ZW 1

I found myself in rural Zimbabwe through a series of fortunate events. As a vet student with a longstanding passion for working equid welfare, I had expressed these interests to several kind and like-minded individuals. So plans were made. I would spend four weeks with two dedicated veterinarians who were responsible for holding mobile donkey clinics down the length of this beautiful country.

An excerpt from a diary documenting my trip to Zimbabwe in August 2014:

“We arrived in Rutenga after refuelling on maputi at a shop on the A4 highway. The main street thronged with people carrying containers of all shapes and sizes. The piped water supply had been cut off for some time and no one was sure when it would return.

I scavenged half a bucket for shower water which we’d brought with us from Chivi plus a cup from a kind watchman who was standing guard over our camp. This was still very wasteful given the circumstances. Since the pipes were bone dry, the luxurious flush toilets in the government vet office were no longer a viable option. A mechanic across the road agreed to let us use his long-drop. Like most toilets we’d been visiting, this was a simple concrete construction with a sealed pit below. The majority were clean, private and could double up as a shower space. Ideally, to avoid a fall into the abyss, you should remember to cover the drop hole before you start stumbling round with soap in your eyes.

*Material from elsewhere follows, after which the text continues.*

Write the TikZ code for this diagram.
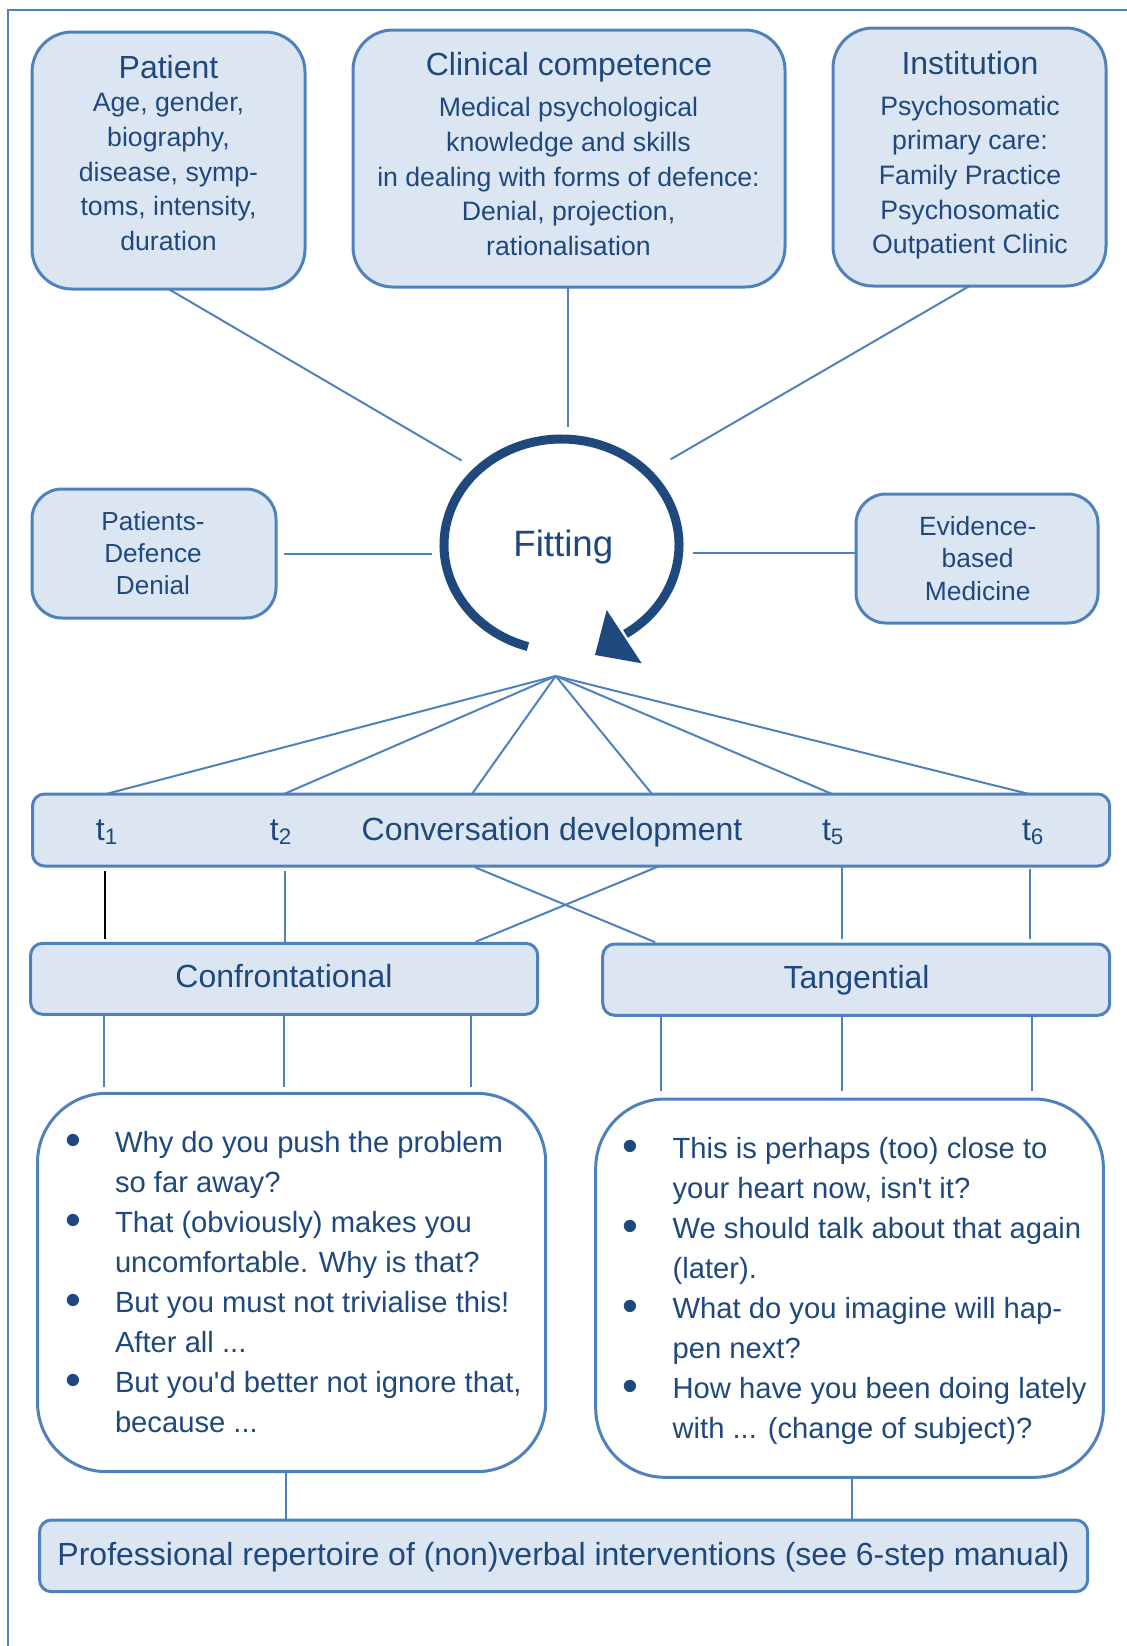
\documentclass[tikz,border=0pt]{standalone}
\usepackage{fontspec}
\setmainfont{Liberation Sans}
\usetikzlibrary{fit}
\definecolor{boxfill}{HTML}{DCE6F2}
\definecolor{boxline}{HTML}{4F81BD}
\definecolor{ink}{HTML}{1F497D}
% centred block of lines whose base anchor is the first line's baseline
\newcommand\linesc[1]{\begin{tabular}[t]{@{}c@{}}#1\end{tabular}}
% bullet list block: bullet column and item text column
\newcommand\bigdot{\raisebox{\dimexpr 5.8pt-0.5\height+0.5\depth\relax}{\fontsize{34}{34}\selectfont\textbullet}}
\newcommand\itm{\makebox[63pt]{\bigdot}}
\newcommand\bulletlist[1]{\begin{tabular}[t]{@{}l@{}l@{}}#1\end{tabular}}
\newcommand\apos{\textquotesingle}
\begin{document}
\begin{tikzpicture}[x=0.75pt,y=-0.75pt,
  panel/.style={draw=boxline, fill=boxfill, line width=2.25pt, inner sep=0pt, outer sep=0pt},
  bubble/.style={draw=boxline, fill=white, line width=2.25pt, inner sep=0pt, outer sep=0pt, rounded corners=52pt},
  conn/.style={draw=boxline, line width=1.5pt},
  frame/.style={draw=boxline, line width=1.5pt},
  txt/.style={text=ink, inner sep=0pt, outer sep=0pt, anchor=base},
  title/.style={txt, font=\fontsize{24}{29}\selectfont},
  body/.style={txt, font=\fontsize{20}{26}\selectfont},
  small/.style={txt, font=\fontsize{19.6}{24}\selectfont},
  listtext/.style={txt, anchor=base west, font=\fontsize{21.9}{30}\selectfont},
]
\useasboundingbox (0,0) rectangle (1127,1646);

% outer frame (top and left edges)
\draw[frame] (8.3,1646) -- (8.3,9.5) -- (1127,9.5);

% ---------- upper boxes ----------
\node[panel, rounded corners=30pt, fit={(32,32) (305,289)}] (pat) {};
\node[panel, rounded corners=30pt, fit={(353,30) (785,287)}] (clin) {};
\node[panel, rounded corners=30pt, fit={(833,28) (1106,286)}] (inst) {};
\node[title] (patT) at (168.5,78) {Patient};
\node[body] (patB) at (168.5,111.7) {\linesc{Age, gender,\\ biography,\\ disease, symp-\\ toms, intensity,\\ duration}};
\node[title] (clinT) at (569,75) {Clinical competence};
\node[body] (clinB) at (568.5,116.7) {\linesc{Medical psychological\\ knowledge and skills\\ in dealing with forms of defence:\\ Denial, projection,\\ rationalisation}};
\node[title] (instT) at (970,74) {Institution};
\node[body] (instB) at (970,115) {\linesc{Psychosomatic\\ primary care:\\ Family Practice\\ Psychosomatic\\ Outpatient Clinic}};

% ---------- side boxes ----------
\node[panel, rounded corners=22.5pt, fit={(32,489) (276,618)}] (pdef) {};
\node[small] (pdefT) at (153,530) {\linesc{Patients-\\ Defence\\ Denial}};
\node[panel, rounded corners=22.5pt, fit={(856,494) (1098,623)}] (ebm) {};
\node[small, font=\fontsize{19.8}{24.4}\selectfont] (ebmT) at (977.7,535) {\linesc{Evidence-\\ based\\ Medicine}};

% ---------- fitting cycle ----------
\coordinate (fc) at (561.5,545);
\node[txt, font=\fontsize{27.5}{32}\selectfont] (fitT) at (563.3,556.7) {Fitting};
\draw[ink, line width=6.75pt] (fc) ++(106.6:117.5 and 106)
  arc[start angle=106.6, end angle=417, x radius=117.5, y radius=106];
\fill[ink] (606.7,610) -- (641.7,663.3) -- (595,655) -- cycle;

\coordinate (fitNW) at (461.5,460.5);
\coordinate (fitN) at (568,427);
\coordinate (fitNE) at (670.7,459.3);
\coordinate (fitW) at (432,553.5);
\coordinate (fitE) at (693,553.3);
\coordinate (apex) at (555.7,676);

\draw[conn] (pat.south) -- (fitNW);
\draw[conn] (clin.south -| fitN) -- (fitN);
\draw[conn] (inst.south) -- (fitNE);
\draw[conn, shorten <=6pt] (pdef.east |- fitW) -- (fitW);
\draw[conn] (fitE) -- (fitE -| ebm.west);

% ---------- conversation development ----------
\node[panel, rounded corners=9pt, fit={(32.5,794) (1109.7,866)}] (conv) {};
\node[title] (convT) at (552,840) {Conversation development};
\node[title] (t1) at (107,840) {t\textsubscript{1}};
\node[title] (t2) at (281,840) {t\textsubscript{2}};
\node[title] (t5) at (833,840) {t\textsubscript{5}};
\node[title] (t6) at (1033,840) {t\textsubscript{6}};

\foreach \i/\xx in {1/106,2/284,3/472,4/652,5/832,6/1029}
  \coordinate (c\i) at (\xx,794);
\foreach \i in {1,...,6}
  \draw[conn] (apex) -- (c\i);

% ---------- conversation styles ----------
\node[panel, rounded corners=9pt, fit={(30.6,943.3) (537.7,1014.3)}] (conf) {};
\node[title] (confT) at (284,987.3) {Confrontational};
\node[panel, rounded corners=9pt, fit={(602.7,944) (1109.7,1015.3)}] (tang) {};
\node[title] (tangT) at (856.6,988) {Tangential};

\coordinate (v1) at (105,0);
\coordinate (v2) at (285,0);
\coordinate (v3) at (472,0);
\coordinate (v4) at (659.5,0);
\coordinate (v5) at (842,0);
\coordinate (v6) at (1030,0);
\draw[conn, draw=black, line width=1.2pt, shorten <=3.5pt, shorten >=3pt] (conv.south -| v1) -- (conf.north -| v1);
\draw[conn, shorten <=3.5pt, shorten >=1pt] (conv.south -| v2) -- (conf.north -| v2);
\draw[conn, shorten <=2.5pt, shorten >=3.5pt] (conv.south -| v3) -- (tang.north -| v4);
\draw[conn, shorten <=0pt, shorten >=3pt] (conv.south -| v4) -- (conf.north -| v3);
\draw[conn, shorten <=1pt, shorten >=3.5pt] (conv.south -| v5) -- (tang.north -| v5);
\draw[conn, shorten <=2pt, shorten >=3.5pt] (conv.south -| v6) -- (tang.north -| v6);

% ---------- example interventions ----------
\node[bubble, fit={(37.5,1093.3) (545.7,1471.7)}] (lb) {};
\node[bubble, fit={(595.7,1099) (1103.4,1477.3)}] (rb) {};

\node[listtext] (lbT) at (31,1152.7) {\bulletlist{%
 \itm & Why do you push the problem\\
      & so far away?\\
 \itm & That (obviously) makes you\\
      & uncomfortable. Why is that?\\
 \itm & But you must not trivialise this!\\
      & After all ...\\
 \itm & But you\apos d better not ignore that,\\
      & because ...}};
\node[listtext] (rbT) at (588.6,1158.3) {\bulletlist{%
 \itm & This is perhaps (too) close to\\
      & your heart now, isn\apos t it?\\
 \itm & We should talk about that again\\
      & (later).\\
 \itm & What do you imagine will hap-\\
      & pen next?\\
 \itm & How have you been doing lately\\
      & with ... (change of subject)?}};

\coordinate (a1) at (104,0);
\coordinate (a2) at (284,0);
\coordinate (a3) at (471,0);
\coordinate (b1) at (661,0);
\coordinate (b2) at (841.7,0);
\coordinate (b3) at (1032,0);
\foreach \p in {a1,a2,a3}
  \draw[conn, shorten >=4.5pt] (conf.south -| \p) -- (lb.north -| \p);
\foreach \p in {b1,b2,b3}
  \draw[conn, shorten >=6pt] (tang.south -| \p) -- (rb.north -| \p);

% ---------- repertoire ----------
\node[panel, rounded corners=9pt, fit={(39.5,1520) (1087.7,1591.7)}] (prof) {};
\node[title] (profT) at (563.5,1565) {Professional repertoire of (non)verbal interventions (see 6-step manual)};

\coordinate (p1) at (286,0);
\coordinate (p2) at (852,0);
\draw[conn] (lb.south -| p1) -- (prof.north -| p1);
\draw[conn] (rb.south -| p2) -- (prof.north -| p2);
\end{tikzpicture}
\end{document}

We stewed beef and sweet potatoes over the gas flame. The armed night watchman advised us to cough if we left our tents before dawn. This would avoid us being mistaken for intruders or one of the local rail workers convening by the tracks for a smoke. Warning received, I hauled myself into the tent and drifted in and out of sleep with the intermittent sounds of the post-mortem room generator next door.

I woke up with much the same expectations as the past few days; small manageable numbers of patients. We arrived at our next rural location with the friendly veterinary extension assistant and positioned ourselves near the cattle dip tank. A couple of donkeys were waiting amongst the mopani trees which we treated diligently. Then began donkey armageddon. From all directions they swarmed in their masses kicking up dust as they flooded towards the clinic. As they were too jumbled up to treat in a sensible order, we began funnelling them down the path to the dip tank. Long faces and big ears crowded ten-deep around the car until there was hardly room to turn and draw up the ketoprofen. Every time I glanced around, several new donkey eyes and their ocular pathologies appeared on the horizon beside their expectant owners. I was pushed back by the crowd onto a pile of rocks which I scrambled over back and forth to reach for the drugs and examine their corneal scars. If I could better explain the scenes of chaos as owners attempted to tame their excited beasts, you wouldn’t believe me. In short, it was brilliant and challenging. The last of the crowd dissipated and we returned to town for sadza and the most blissful braaied chicken at a local culinary hotspot.”